No sooner was the speed limit in effect when a man named E.A. Mulliken of Quincy and Cottage City – or wait! maybe it was his chauffeur; no one ever ascertained; it was very Gatsby-esque – juddered down the road from Lake Tashmoo at a speed of (he said) 9 miles an hour. Witnesses claimed he was trucking along as fast as 15 of those big boy m.p.h’s. 

At the same inopportune time, Ariel Scott of West Tisbury lumbered south up Tashmoo Road. Perhaps he sang, “Zippety doo-dah!” as he perched atop his low-tech wagon with a one-horse engine, namely a single actual horse.

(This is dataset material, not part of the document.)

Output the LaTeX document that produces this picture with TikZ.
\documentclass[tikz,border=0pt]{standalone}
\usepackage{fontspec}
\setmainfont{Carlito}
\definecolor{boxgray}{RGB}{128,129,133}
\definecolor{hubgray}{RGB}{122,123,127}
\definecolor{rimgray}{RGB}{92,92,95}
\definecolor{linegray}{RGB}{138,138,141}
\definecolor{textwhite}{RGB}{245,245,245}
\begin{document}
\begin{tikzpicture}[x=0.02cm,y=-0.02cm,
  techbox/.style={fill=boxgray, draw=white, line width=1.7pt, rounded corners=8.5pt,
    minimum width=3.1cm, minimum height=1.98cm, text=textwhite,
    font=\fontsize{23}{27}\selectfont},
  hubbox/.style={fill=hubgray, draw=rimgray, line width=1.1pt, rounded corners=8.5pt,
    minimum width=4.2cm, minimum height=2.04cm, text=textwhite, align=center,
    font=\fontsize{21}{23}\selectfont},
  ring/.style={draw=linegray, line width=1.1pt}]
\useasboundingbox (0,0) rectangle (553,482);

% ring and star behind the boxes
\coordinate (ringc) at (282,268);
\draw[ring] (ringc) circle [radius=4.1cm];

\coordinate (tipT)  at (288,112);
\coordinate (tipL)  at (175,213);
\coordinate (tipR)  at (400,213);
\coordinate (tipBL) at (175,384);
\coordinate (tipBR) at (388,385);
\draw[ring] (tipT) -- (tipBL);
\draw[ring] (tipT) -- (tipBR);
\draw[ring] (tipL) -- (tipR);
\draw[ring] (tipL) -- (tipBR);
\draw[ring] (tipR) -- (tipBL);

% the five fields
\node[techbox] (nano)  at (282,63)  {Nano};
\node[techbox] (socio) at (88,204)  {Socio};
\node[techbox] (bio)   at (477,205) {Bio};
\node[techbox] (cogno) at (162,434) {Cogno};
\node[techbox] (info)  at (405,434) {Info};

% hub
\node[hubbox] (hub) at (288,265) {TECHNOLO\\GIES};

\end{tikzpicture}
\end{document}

The locomobile and the wagon verged towards one another. At the snarl and pip of the car’s engine, the horse freaked and bolted into the nearest ravine, selfishly forgetting about his driver whom he was pledged to protect and serve. Mr. Scott flipped high and somersaulted into the ravine where his head smacked the hard ground. He died the next day, July 19, 1902, the first date that a Vineyarder lost his life in a car accident.

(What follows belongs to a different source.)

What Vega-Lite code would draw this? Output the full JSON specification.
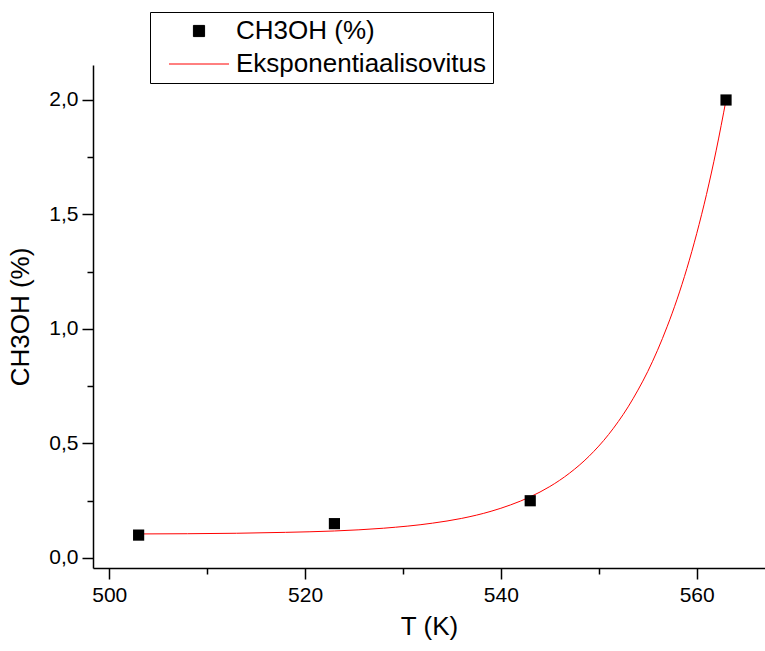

Ariel Scott, your death will not be in vain! We will defend this scenic place from an invasion of locomobiles! Oh. It’s too late? Well, whatever . . . 

A little historical commentary about the wheels in spin in this saga of metal-over-horseflesh: Many philosophers have opined that, at the base of all wrong actions and tragic events, there lies an over-weaning human trait, namely stupidity. I’d like to offer another human trait, although stupidity certainly plays a large part in it. That trait is competitiveness. Our Island’s rivalry with Nantucket has steered our course for many a day, and not always in the right direction.

In 1906, Nantucket declared itself off limits to locomobiles. (Oh gawd! if only they’d hewn to that; they could manage it; you can walk across that little island in half an hour; I’d be living there today; hanging up my hat on this traffic-girded rock, and jamming off to Nan-took-it!)

So, back to 1906: the suits at the Martha’s Vineyard Herald decided to take an 180-degree “oh yeah?” offensive: All of a sudden, the Vineyard was the place to bring the loco-mocos which their essayists had earlier described as “ugly” “wheezy” and “monstrous.” Suddenly, editor E.E. Landers invited all car owners to get their back bumpers over here:

“Our concrete streets and roads are great for automobiling. Nantucket doesn’t want you but we do.”

E.E. Landers, a pox on you and your house! I mean, not really. Not even sure how a pox could be organized these days, or even where your house was located.

So in the first decade of the new century, big shot visitors to the Island arrived with their hooptys. One of these trend-setters was Broadway comedian, Sol Smith Russell – huge in his day -- who bought a lot on top of Tower Hill overlooking Edgartown harbor, with views across the glittering sea to the flocky grey-green moraine of Chappaquiddick.

Point was, a rich guy didn’t need to live smack dab in town anymore. Give him a car, and he could light out for the Territory. The shores and plains of Katama became the new suburbs of that old-fashioned floozy, Edgartown Village. Same could be said for Sengekontackett and the Lagoon in Oak Bluffs, and Lambert’s Cove and Hine’s Point in Vineyard Haven. Roll out the land! Tack up the houses, the bigger, the better! We got the rubber and the oil and the internal combustion to make this dream possible.

One good thing about the locomobile on Martha’s Vineyard: Up Islanders could get out more, and stop it with all the in-breeding, already! But that’s a whole ‘nother story.